■ DIRECTIVE ■
Every line with the word "this" in it should be extracted from the data that follows.

-*-*-

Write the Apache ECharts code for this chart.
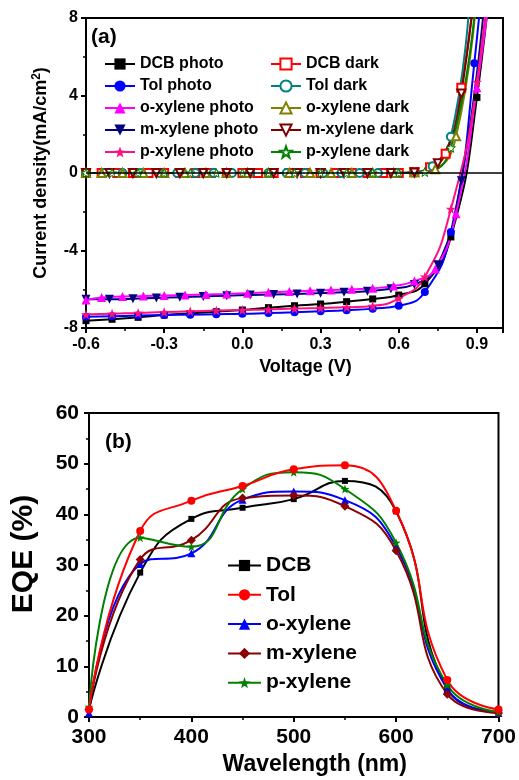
<!DOCTYPE html>
<html><head><meta charset="utf-8">
<script src="https://cdn.jsdelivr.net/npm/echarts@6/dist/echarts.min.js"></script>
<style>html,body{margin:0;padding:0;background:#fff}#c{width:519px;height:780px}</style>
</head><body><div id="c"></div>
<script>
const FONT = '"Liberation Sans", Arial, Helvetica, sans-serif';

// ---------- (a) J–V curves ----------
const vDCBphoto = [-0.6,-0.5,-0.4,-0.3,-0.2,-0.1,0,0.1,0.2,0.3,0.4,0.5,0.6,0.7,0.8,0.9,1.0];
const jDCBphoto = [-7.62,-7.55,-7.45,-7.33,-7.25,-7.16,-7.07,-6.95,-6.85,-6.76,-6.64,-6.5,-6.3,-5.72,-3.3,3.9,17];
const vTolphoto = [-0.6,-0.5,-0.4,-0.3,-0.2,-0.1,0,0.1,0.2,0.3,0.4,0.5,0.6,0.7,0.8,0.89,0.99];
const jTolphoto = [-7.42,-7.39,-7.36,-7.33,-7.31,-7.29,-7.27,-7.23,-7.19,-7.14,-7.08,-7.0,-6.85,-6.14,-3.05,5.67,21];
const vOxyphoto = [-0.6,-0.54,-0.46,-0.38,-0.3,-0.22,-0.14,-0.06,0.02,0.1,0.18,0.26,0.34,0.42,0.5,0.58,0.66,0.74,0.82,0.9,0.98];
const jOxyphoto = [-6.55,-6.42,-6.38,-6.35,-6.32,-6.3,-6.27,-6.24,-6.2,-6.16,-6.12,-6.08,-6.04,-6.0,-5.95,-5.83,-5.58,-4.95,-2.1,4.4,12.6];
const vMxyphoto = [-0.6,-0.51,-0.42,-0.33,-0.24,-0.15,-0.06,0.03,0.12,0.21,0.3,0.39,0.48,0.57,0.66,0.75,0.84,0.93];
const jMxyphoto = [-6.52,-6.52,-6.49,-6.45,-6.41,-6.37,-6.33,-6.3,-6.27,-6.24,-6.2,-6.16,-6.1,-5.97,-5.75,-4.74,-0.4,9.0];
const vPxyphoto = [-0.6,-0.5,-0.4,-0.3,-0.2,-0.1,0,0.1,0.2,0.3,0.4,0.5,0.6,0.7,0.8,0.9,1.0];
const jPxyphoto = [-7.3,-7.27,-7.22,-7.18,-7.14,-7.1,-7.07,-7.04,-7.0,-6.97,-6.93,-6.86,-6.47,-5.35,-1.86,4.7,18];

const vDCBdark = [-0.6,-0.54,-0.48,-0.42,-0.36,-0.3,-0.24,-0.18,-0.12,-0.06,0,0.06,0.12,0.18,0.24,0.3,0.36,0.42,0.48,0.54,0.6,0.66,0.72,0.78,0.84,0.9];
const jDCBdark = [0,0,0,0,0,0,0,0,0,0,0,0,0,0,0,0,0,0,0,0,0,0.05,0.3,1.0,4.4,10.6];
const vToldark = [-0.6,-0.53,-0.46,-0.39,-0.32,-0.25,-0.18,-0.11,-0.04,0.03,0.1,0.17,0.24,0.31,0.38,0.45,0.52,0.59,0.66,0.73,0.8,0.87];
const jToldark = [0,0,0,0,0,0,0,0,0,0,0,0,0,0,0,0,0,0,0.03,0.35,1.87,8.6];
const vOxydark = [-0.6,-0.54,-0.46,-0.38,-0.3,-0.22,-0.14,-0.06,0.02,0.1,0.18,0.26,0.34,0.42,0.5,0.58,0.66,0.74,0.82,0.9];
const jOxydark = [0,0,0,0,0,0,0,0,0,0,0,0,0,0,0,0,0.02,0.2,1.9,9.4];
const vMxydark = [-0.6,-0.51,-0.42,-0.33,-0.24,-0.15,-0.06,0.03,0.12,0.21,0.3,0.39,0.48,0.57,0.66,0.75,0.84,0.93];
const jMxydark = [0,0,0,0,0,0,0,0,0,0,0,0,0,0,0.03,0.5,4.1,16];
const vPxydark = [-0.6,-0.5,-0.4,-0.3,-0.2,-0.1,0,0.1,0.2,0.3,0.4,0.5,0.6,0.7,0.8,0.9];
const jPxydark = [0,0,0,0,0,0,0,0,0,0,0,0,0,0.05,1.3,9.7];

const photoNames = ['DCB photo','Tol photo','o-xylene photo','m-xylene photo','p-xylene photo'];
const darkNames  = ['DCB dark','Tol dark','o-xylene dark','m-xylene dark','p-xylene dark'];

// ---------- (b) EQE spectra ----------
const wavelengths = [300,350,400,450,500,550,600,650,700];
const eqeDCB  = [1.5,28.5,39.1,41.3,43.0,46.6,40.6,5.5,1.0];
const eqeTol  = [1.5,36.7,42.7,45.6,48.9,49.7,40.7,7.3,1.5];
const eqeOxy  = [0.8,30.2,32.3,42.9,44.5,42.8,33.6,5.5,0.8];
const eqeMxy  = [1.5,31.1,34.9,43.2,43.7,41.6,32.8,4.5,0.8];
const eqePxy  = [2.0,35.4,33.6,45.0,48.3,45.0,34.4,6.3,1.0];
const eqeNames = ['DCB','Tol','o-xylene','m-xylene','p-xylene'];

const STAR = 'path://M0,-10 L2.35,-3.24 9.51,-3.09 3.8,1.24 5.88,8.09 0,4 -5.88,8.09 -3.8,1.24 -9.51,-3.09 -2.35,-3.24Z';

function pairs(xs, ys){ return xs.map((x,i)=>[x, ys[i]]); }

function jvSeries(name, xs, ys, color, symbol, opts){
  opts = opts || {};
  return Object.assign({
    name, type:'line', xAxisIndex:0, yAxisIndex:0,
    data: pairs(xs, ys), smooth: 0.5,
    symbol, symbolSize: 8, clip: true,
    itemStyle: {color: color, borderWidth: 0},
    lineStyle: {color: color, width: 2},
    emphasis: {disabled: true}, animation: false
  }, opts);
}
function openStyle(color){ return {itemStyle:{color:'#fff', borderColor: color, borderWidth:1}}; }

const series = [
  jvSeries('DCB dark', vDCBdark, jDCBdark, '#ff0000', 'emptyRect', {itemStyle:{color:'#ff0000', borderWidth:1}, markLine:{silent:true, symbol:['none','none'], label:{show:false}, lineStyle:{color:'#000', width:1.5, type:'solid'}, data:[{yAxis:0}]}}),
  jvSeries('Tol dark', vToldark, jToldark, '#008080', 'emptyCircle', {itemStyle:{color:'#008080', borderWidth:1}}),
  jvSeries('o-xylene dark', vOxydark, jOxydark, '#808000', 'emptyTriangle', {itemStyle:{color:'#808000', borderWidth:1}}),
  jvSeries('m-xylene dark', vMxydark, jMxydark, '#800000', 'emptyTriangle', {symbolRotate:180, itemStyle:{color:'#800000', borderWidth:1}}),
  jvSeries('p-xylene dark', vPxydark, jPxydark, '#008000', STAR, Object.assign({symbolSize:9}, openStyle('#008000'))),
  jvSeries('DCB photo', vDCBphoto, jDCBphoto, '#000000', 'rect', {symbolSize:7}),
  jvSeries('Tol photo', vTolphoto, jTolphoto, '#0000ff', 'circle'),
  jvSeries('m-xylene photo', vMxyphoto, jMxyphoto, '#000080', 'triangle', {symbolRotate:180, symbolSize:9}),
  jvSeries('o-xylene photo', vOxyphoto, jOxyphoto, '#ff00ff', 'triangle', {symbolSize:9}),
  jvSeries('p-xylene photo', vPxyphoto, jPxyphoto, '#ff1080', STAR, {symbolSize:10}),
];

function eqeSeries(name, ys, color, symbol, size){
  return {
    name, type:'line', xAxisIndex:1, yAxisIndex:1,
    data: pairs(wavelengths, ys), smooth: 0.5,
    symbol, symbolSize: size, clip:true,
    itemStyle:{color: color, borderWidth:0}, lineStyle:{color: color, width:2},
    emphasis:{disabled:true}, animation:false
  };
}
series.push(
  eqeSeries('DCB', eqeDCB, '#000000', 'rect', 6),
  eqeSeries('o-xylene', eqeOxy, '#0000ff', 'triangle', 8),
  eqeSeries('m-xylene', eqeMxy, '#8b0000', 'diamond', 9),
  eqeSeries('p-xylene', eqePxy, '#008000', STAR, 9),
  eqeSeries('Tol', eqeTol, '#ff0000', 'circle', 8)
);

const black = '#000';
function axisCommon(fs, margin){
  return {
    axisLine:{show:true, onZero:false, lineStyle:{color:black, width:2}},
    axisTick:{show:true, inside:false, length:5, lineStyle:{color:black, width:2}},
    minorTick:{show:true, splitNumber:2, length:3, lineStyle:{color:black, width:1.5}},
    splitLine:{show:false}, minorSplitLine:{show:false},
    axisLabel:{color:black, fontSize:fs, fontWeight:'bold', fontFamily:FONT, margin: margin}
  };
}

const option = {
  backgroundColor:'#fff',
  animation:false,
  title:[
    {text:'(a)', left:91, top:27, padding:0, textStyle:{fontSize:21, fontWeight:'bold', color:black, fontFamily:FONT}},
    {text:'(b)', left:105, top:432, padding:0, textStyle:{fontSize:21, fontWeight:'bold', color:black, fontFamily:FONT}}
  ],
  grid:[
    {left:86, right:16, top:18, height:310, show:true, borderColor:black, borderWidth:2, backgroundColor:'transparent'},
    {left:89, right:20, top:413, height:304, show:true, borderColor:black, borderWidth:2, backgroundColor:'transparent'}
  ],
  xAxis:[
    Object.assign(axisCommon(16, 9), {
      gridIndex:0, type:'value', min:-0.6, max:1.0, interval:0.3,
      name:'Voltage (V)', nameLocation:'middle', nameGap:30,
      nameTextStyle:{color:black, fontSize:18, fontWeight:'bold', fontFamily:FONT, padding:[0,0,0,22]}
    }),
    Object.assign(axisCommon(21, 10), {
      gridIndex:1, type:'value', min:300, max:700, interval:100,
      name:'Wavelength (nm)', nameLocation:'middle', nameGap:36,
      nameTextStyle:{color:black, fontSize:23, fontWeight:'bold', fontFamily:FONT, padding:[0,0,0,42]}
    })
  ],
  yAxis:[
    Object.assign(axisCommon(16, 8), {
      gridIndex:0, type:'value', min:-8, max:8, interval:4,
      name:'Current density(mA/cm{sup|2})', nameLocation:'middle', nameGap:35,
      nameTextStyle:{color:black, fontSize:18, fontWeight:'bold', fontFamily:FONT,
        rich:{sup:{fontSize:12, fontWeight:'bold', fontFamily:FONT, color:black, verticalAlign:'top', padding:[0,0,8,0]}}}
    }),
    Object.assign(axisCommon(21, 10), {
      gridIndex:1, type:'value', min:0, max:60, interval:10,
      name:'EQE (%)', nameLocation:'middle', nameGap:50,
      nameTextStyle:{color:black, fontSize:30, fontWeight:'bold', fontFamily:FONT, padding:[0,0,0,22]}
    })
  ],
  legend:[
    {data:photoNames, orient:'vertical', left:104, top:56, itemWidth:30, itemHeight:14, itemGap:6, padding:0, selectedMode:false,
      textStyle:{fontSize:16, fontWeight:'bold', color:black, fontFamily:FONT}},
    {data:darkNames, orient:'vertical', left:270, top:56, itemWidth:30, itemHeight:14, itemGap:6, padding:0, selectedMode:false,
      textStyle:{fontSize:16, fontWeight:'bold', color:black, fontFamily:FONT}},
    {data:eqeNames, orient:'vertical', left:227, top:555, itemWidth:33, itemHeight:14, itemGap:8.3, padding:0, selectedMode:false,
      textStyle:{fontSize:21, fontWeight:'bold', color:black, fontFamily:FONT}}
  ],
  series: series
};
option.xAxis[0].axisLabel.showMaxLabel = false;
option.xAxis[0].axisLabel.formatter = v => Math.abs(v) < 1e-9 ? '0.0' : v.toFixed(1);

const chart = echarts.init(document.getElementById('c'), null, {renderer:'canvas'});
chart.setOption(option);
</script></body></html>
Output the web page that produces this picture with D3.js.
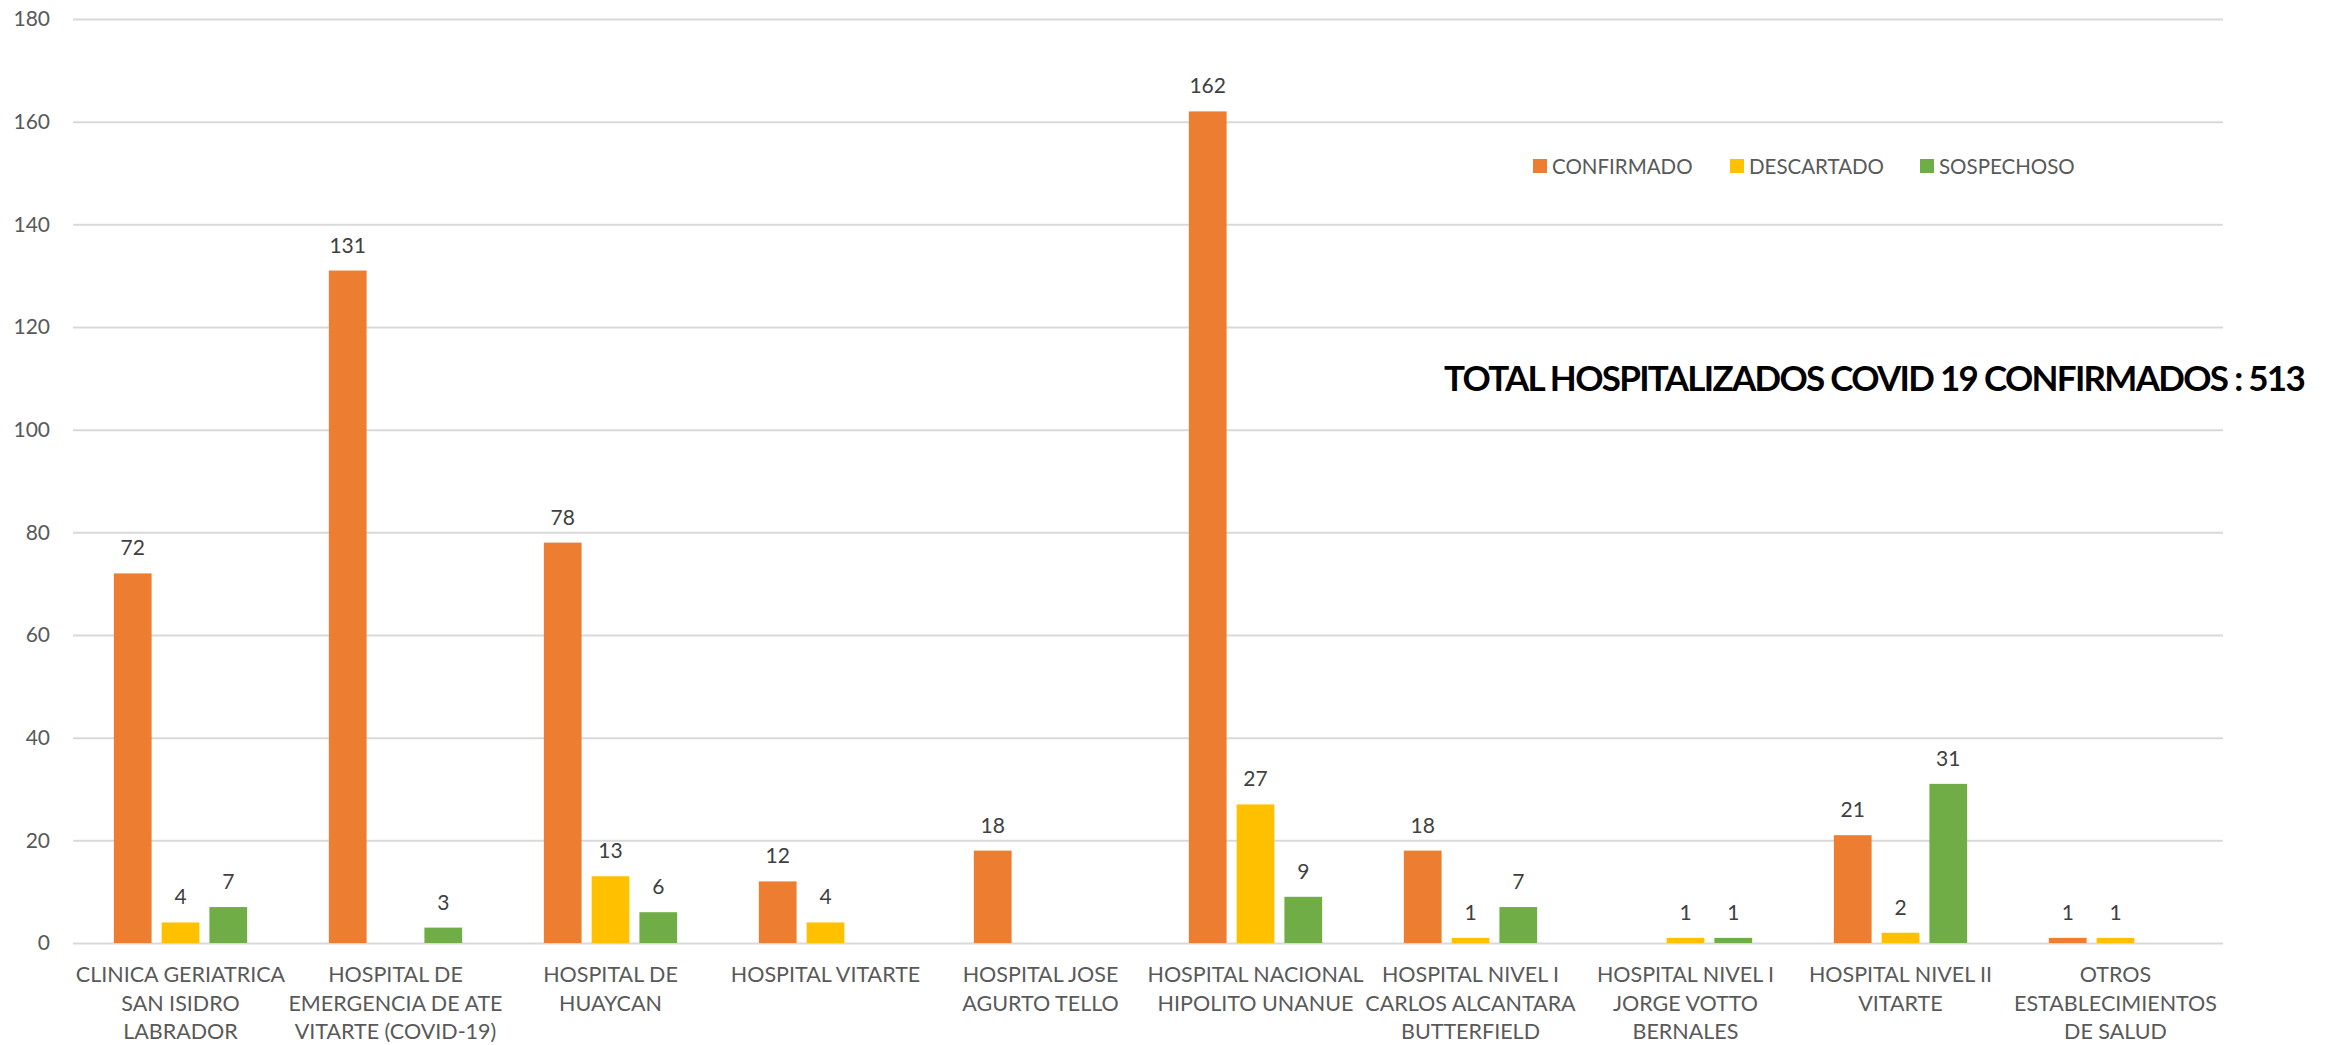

-*-*-

■ FINISHED EXERCISE ■
Write the Apache ECharts code for this chart.
Output the web page that produces this picture with D3.js.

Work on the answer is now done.